The average provider seen by the average man is not about to fall madly in love with the client, and go stalking his wife and try to kill her in order to have the man all to herself. In my limited experience, providers are the absolute soul of discretion and would never do ANYTHING to harm or come in between a man and his wife. (I realize some providers are bad eggs who drug men and stuff, but these are as rare as hen's teeth.)

An affair between a wife and another man, though, has the potential to destroy the marriage from confrontations at the bare minimum along with the standard alienation of affection.

There is a reason why female infidelity is more of a marriage ender than male infidelity.

IMO, a double standard between men and women is indeed valuable AND appropriate based upon the damage and likelihood of outcomes.

There are many double standards in the world regarding men and women that work to women's benefit as well; and I don't hear women complaining about those. It is a more serious crime to hit a woman than to hit a man: double standard. Even though women initiate violence in relationships as often as men (see the Harvard study on this), women are almost never prosecuted. In cases of divorce where child custody is disputed, women win 90% of the time. Women have "rights" while men have "responsibilities." I'm not complaining about this, simply stating that doubles standards that favor women exist as well.

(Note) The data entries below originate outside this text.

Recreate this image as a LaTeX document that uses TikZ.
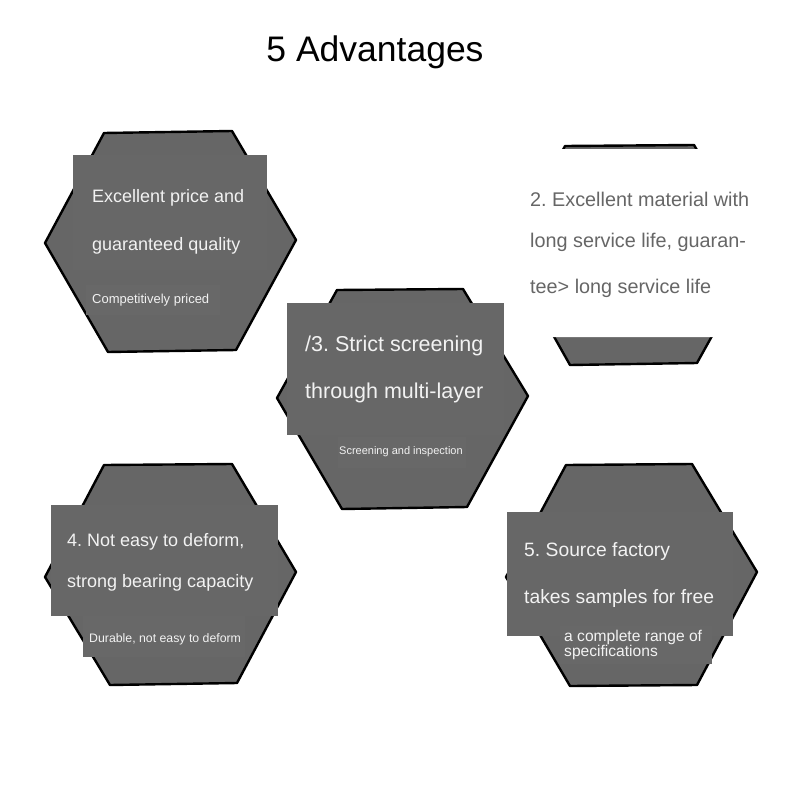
\documentclass[tikz,border=0pt]{standalone}
\usepackage{fontspec}
\setmainfont{Liberation Sans}
\frenchspacing
\definecolor{hexgray}{HTML}{666666}
\definecolor{rectgray}{HTML}{676767}
\definecolor{txtwhite}{HTML}{F2F2F2}
\begin{document}
\begin{tikzpicture}[x=1pt,y=-1pt,
  hexa/.style={draw=black,line width=2.4pt,fill=hexgray,line join=round},
  tbox/.style={fill=rectgray,draw=none},
  sbox/.style={fill=hexgray!98.5!white,draw=none},
  big/.style={font=\fontsize{18}{18}\selectfont,text=txtwhite,anchor=west,inner sep=0pt},
  small/.style={font=\fontsize{13}{13}\selectfont,text=txtwhite,anchor=west,inner sep=0pt},
  bigg/.style={font=\fontsize{19.8}{19.8}\selectfont,text=hexgray,anchor=west,inner sep=0pt}]
\useasboundingbox[fill=white] (0,0) rectangle (800,800);

% title
\node[font=\fontsize{35.5}{35.5}\selectfont,text=black,inner sep=0pt] (title) at (375,52) {5 Advantages};

% hexagons
\draw[hexa] (104,133) -- (232,131) -- (296,240) -- (236,350) -- (108,352) -- (45,243) -- cycle;
\draw[hexa] (565,146) -- (694,145) -- (758,253) -- (697,363) -- (570,365) -- (508,255) -- cycle;
\draw[hexa] (337,290) -- (463,289) -- (528,396) -- (467,507) -- (342,509) -- (277,398) -- cycle;
\draw[hexa] (104,465) -- (232,464) -- (296,572) -- (237,683) -- (110,685) -- (45,577) -- cycle;
\draw[hexa] (566,465) -- (692,464) -- (757,572) -- (697,685) -- (570,686) -- (506,577) -- cycle;

% text rectangles
\fill[tbox] (73,155) rectangle (267,270);
\fill[sbox] (86,285) rectangle (220,315);
\fill[tbox] (287,303) rectangle (504,435);
\fill[sbox] (338,437) rectangle (466,468);
\fill[tbox] (51,505) rectangle (278,616);
\fill[sbox] (83,616) rectangle (245,657);
\fill[tbox] (507,512) rectangle (733,636);
\fill[sbox] (560,626) rectangle (712,664);

% white box over hexagon 2
\fill[white,rounded corners=22pt] (504,149) rectangle (782,337);

% texts
\node[big] (t1a) at (92,198) {Excellent price and};
\node[big] (t1b) at (92,246) {guaranteed quality};
\node[small] (t1c) at (92,300) {Competitively priced};

\node[bigg] (t2a) at (530,199) {2. Excellent material with};
\node[bigg] (t2b) at (530,242) {long service life, guaran-};
\node[bigg] (t2c) at (530,288) {tee> long service life};

\node[big,font=\fontsize{21.5}{21.5}\selectfont] (t3a) at (305,346) {/3. Strict screening};
\node[big,font=\fontsize{21.5}{21.5}\selectfont] (t3b) at (305,393) {through multi-layer};
\node[small,font=\fontsize{11}{11}\selectfont] (t3c) at (339,452) {Screening and inspection};

\node[big] (t4a) at (67,542) {4. Not easy to deform,};
\node[big] (t4b) at (67,583) {strong bearing capacity};
\node[small,font=\fontsize{12.3}{12.3}\selectfont] (t4c) at (89,639) {Durable, not easy to deform};

\node[bigg,font=\fontsize{19.3}{19.3}\selectfont,text=txtwhite] (t5a) at (524,552) {5. Source factory};
\node[bigg,font=\fontsize{19.3}{19.3}\selectfont,text=txtwhite] (t5b) at (524,599) {takes samples for free};
\node[small,font=\fontsize{15.6}{13.5}\selectfont,align=left] (t5c) at (564,645) {a complete range of\\specifications};
\end{tikzpicture}
\end{document}
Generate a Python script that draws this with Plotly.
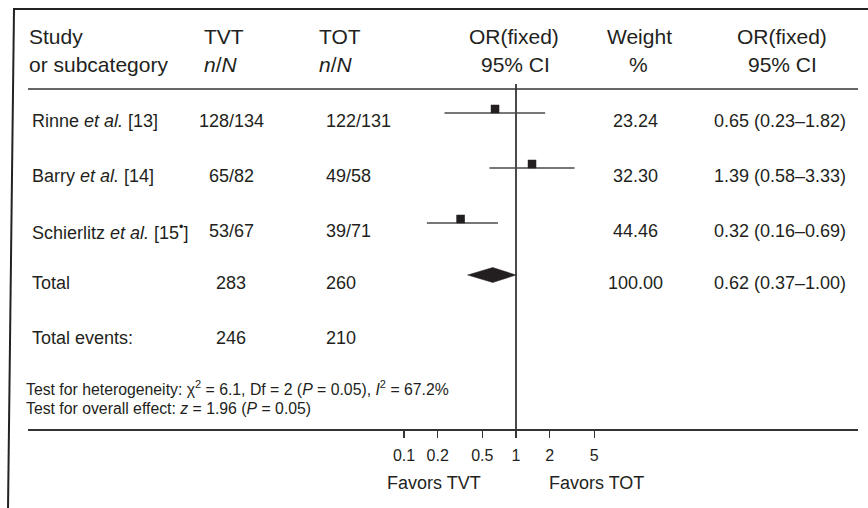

I say: keep your eyes peeled. Generally speaking, though, women cheat with higher status males, not with lower status males; so your suspicions may be unwarranted.

Once you allow this guy to bang your wife enough times under your own roof; your very life will be in jeopardy. So make sure he isn't doing it.

Double standard? Sure. But I've never had a provider stalk me. But I know a lady who was cheating on her husband (I handled her divorce case) where her paramour stalked and attacked the husband!

bobolooey6833 reads

Double standard aside, I don't think you'll let these suspicions easily pass.  You're an intuitive guy, and this inkling will just keep growing (you did use the word "paranoid").  You may be tempted to dig deeper, but you would be better off with marriage counseling and seeing how you could develop more as a couple.  I know that sounds pretty stupid given the hobby, but I think you love your wife, or at least don't want her to cheat on you.

My $.02.  Peace out!

Dr. Phil (McCraken)

jr19707127 reads

Yes. You are being paranoid. Sex is NOT the only way a woman can get a yeast infection. Wearing polyester panties can cause a woman to catch a yeast infection. Swimming can cause a woman to catch a yeast infection. If she was suspicious of you cheating, you would know it bro. She would  most likely confront you and consistently ask where you have been when not at home. And why do you care if she's having a fling with the gardener? You're paying services, yes? Relax and wear the blasted condom.